The Fresh Loaf

News & Information for Amateur Bakers and Artisan Bread Enthusiasts

Sara Lee Honey Whole Grain recipe??

scribble's picture

Sara Lee Honey Whole Grain recipe??

I just made Peter Reinhart's Whole Wheat Sandwich bread last evening and it tasts good but it is a heavy type bread in my opinion but I hmay have done something wrong with making or baking. 

I was hoping it would be soft and airy like the Sara Lee honey whole wheat we typically buy at the store. 

Is there another recipe like his that will proocude bread like I am thinking.  I prefer lighter crumb style breads not very heavy.


Crider's picture

I don't really know how to source many of these in their formula:

Whole Wheat Flour
Wheat Gluten
Cottonseed Fiber
Brown Sugar
Contains 2% or Less of Each Of the Following: Salt
Wheat Bran
Vegetable Oil (Soybean And/Or Cottonseed Oils)
Dough Conditioners (May Contain one Or More Of The Following:
    Mono- And Diglycerides
    Sodium Stearoyl Lactylate
    Calcium Peroxide
    Ascorbic Acid Azodicarbonamide
Calcium Propionate (Preservative)
distilled Vinegar
Guar Gum
Yeast Nutrients (Monocalcium Phosphate, Calcium Sulfate, Ammonium Sulfate)
Natural Flavor [isn't that the code word for MSG?]
Corn Starch
High Fructose Corn Syrup
Soy Lecithin
Soy Flour

So we're not able to duplicate supermarket-style WW bread at home, but can make our own sandwich bread that at least tastes a lot better. Check out this recipe from txfarmer and this one too. She demonstrates that soft, lofty whole wheat bread is quite possible. Milk, some sort of oil, some sort of sweetener for the yeast, maybe some egg whites, and lots of intensive kneading can make a very nice sandwich loaf.


clazar123's picture

I concur with the links. My first thought was a Hokkaido milk bread and I have made it whole wheat-both sourdough and instant yeast. I have also taken a throw-together loaf and by using some different technique was able to make some fluffy whole wheat without all the additives. Use the search box for "fluffy whole wheat" or some such keyword.

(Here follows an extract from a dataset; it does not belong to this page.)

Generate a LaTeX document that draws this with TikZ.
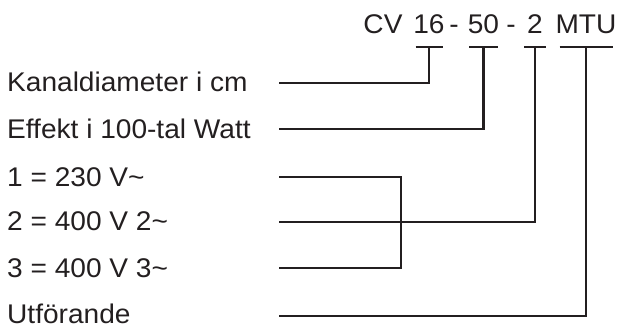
\documentclass[tikz,border=0pt]{standalone}
\usepackage{fontspec}
\setmainfont{Liberation Sans}[FakeStretch=1.04]
\definecolor{ink}{RGB}{35,31,32}
\begin{document}
\begin{tikzpicture}[x=1pt,y=-1pt,
  lbl/.style={anchor=base west, inner sep=0pt, font=\fontsize{27}{32}\selectfont, text=ink},
  code/.style={anchor=base, inner sep=0pt, font=\fontsize{27}{32}\selectfont, text=ink},
  wire/.style={draw=ink, line width=2.1pt}]
\useasboundingbox (0,0) rectangle (619,329);
% type code
\node[code] (cv)  at (383,33.5) {CV};
\node[code] (n16) at (429,33.5) {16};
\node[code] (d1)  at (454,33.5) {-};
\node[code] (n50) at (483.5,33.5) {50};
\node[code] (d2)  at (511,33.5) {-};
\node[code] (n2)  at (535,33.5) {2};
\node[code] (mtu) at (586,33.5) {MTU};
\coordinate (bary) at (0,46.7);
% labels
\node[lbl] (l1) at (7,91.5)  {Kanaldiameter i cm};
\node[lbl] (l2) at (7,138.2) {Effekt i 100-tal Watt};
\node[lbl] (l3) at (7,186.2) {1 = 230 V\char"007E};
\node[lbl] (l4) at (7,230.7) {2 = 400 V 2\char"007E};
\node[lbl] (l5) at (7,277.3) {3 = 400 V 3\char"007E};
\node[lbl] (l6) at (7,323.5) {Utförande};
% connector starts
\coordinate (s1) at (279,82.7);
\coordinate (s2) at (279,129.3);
\coordinate (s3) at (279,177.3);
\coordinate (s4) at (279,221.7);
\coordinate (s5) at (279,268.3);
\coordinate (s6) at (279,316);
\coordinate (j5) at (401,268.3);
% bars
\draw[wire] (n16.base |- bary) ++(-13.5,0) -- ++(27,0);
\draw[wire] (n50.base |- bary) ++(-14.5,0) -- ++(29,0);
\draw[wire] (n2.base |- bary) ++(-11,0) -- ++(22,0);
\draw[wire] (mtu.base |- bary) ++(-26.5,0) -- ++(53,0);
% connectors
\draw[wire] (n16.base |- bary) |- (s1);
\draw[wire] (n50.base |- bary) |- (s2);
\draw[wire] (n2.base |- bary) |- (s4);
\draw[wire] (mtu.base |- bary) |- (s6);
\draw[wire] (s3) -| (j5) -- (s5);
\end{tikzpicture}
\end{document}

In order to make a whole wheat bread soft, different ingredients are usually needed: milk (dry or liquid),fat (butter or oil),egg (esp yolk) or lecithin, and possibly 2 tbsp per loaf of rye flour to add a non-gluten forming starchiness. A technique I use is a water roux-it softens a loaf considerably! It is also important to make a well hydrated dough by using more water than a typical dough made with white flour and also giving the WW dough time to absorb all the extra water. A really fluffy loaf can be made when you use AP flour in addition to WW in a recipe.

There is a bit of a learning curve on WW bread. This has been discussed extensively in the whole Grain forum in the last 3-4 years. Lots of material to sift through. I have been involved in a lot of it so searching my posts may be helpful.

Farmpride's picture

i love honey wheat...try, 5lb flour (50-50 white/WW) 3 ounce brown sugar, 2 ounce salt, 3 ounce (your choice) of fat,oils. 1 1/2 ounce of salt, , 12 ounce honey, 2 ounce of instant yeast, and between 2 1/2 and 3 pounds of water,  I also like milk in my breads, but wait till the next time to see what sort of color you get on the bake, i find my honey wheat gets dark, milk will make it more so.

Try a cool mix, then go to the fridge right away, covered, remember a container big enough to handle the dough growth, or two bowls .... let come up till it holds a imprint when you touch it..i guess you knew that(my batch last week took 10 hours ), them form, proof(another couple hours) and bake, i like 2 pound loaves...and i also like a oven temp of about 375, bake until you get that nice hollow sound when you tap the bottom..:)

the more honey the slower the rising/proofing, and remember to protect against the dreadful dry crust demon. I should add that last week i tried 1 3/4 ounce of powdered instant sour, and if i uses it again i would go to 2 ounce on that. be careful with sours and high honey, both slow the dough down, way to use both,.or more honey even....fine, but increase the yeast a bit.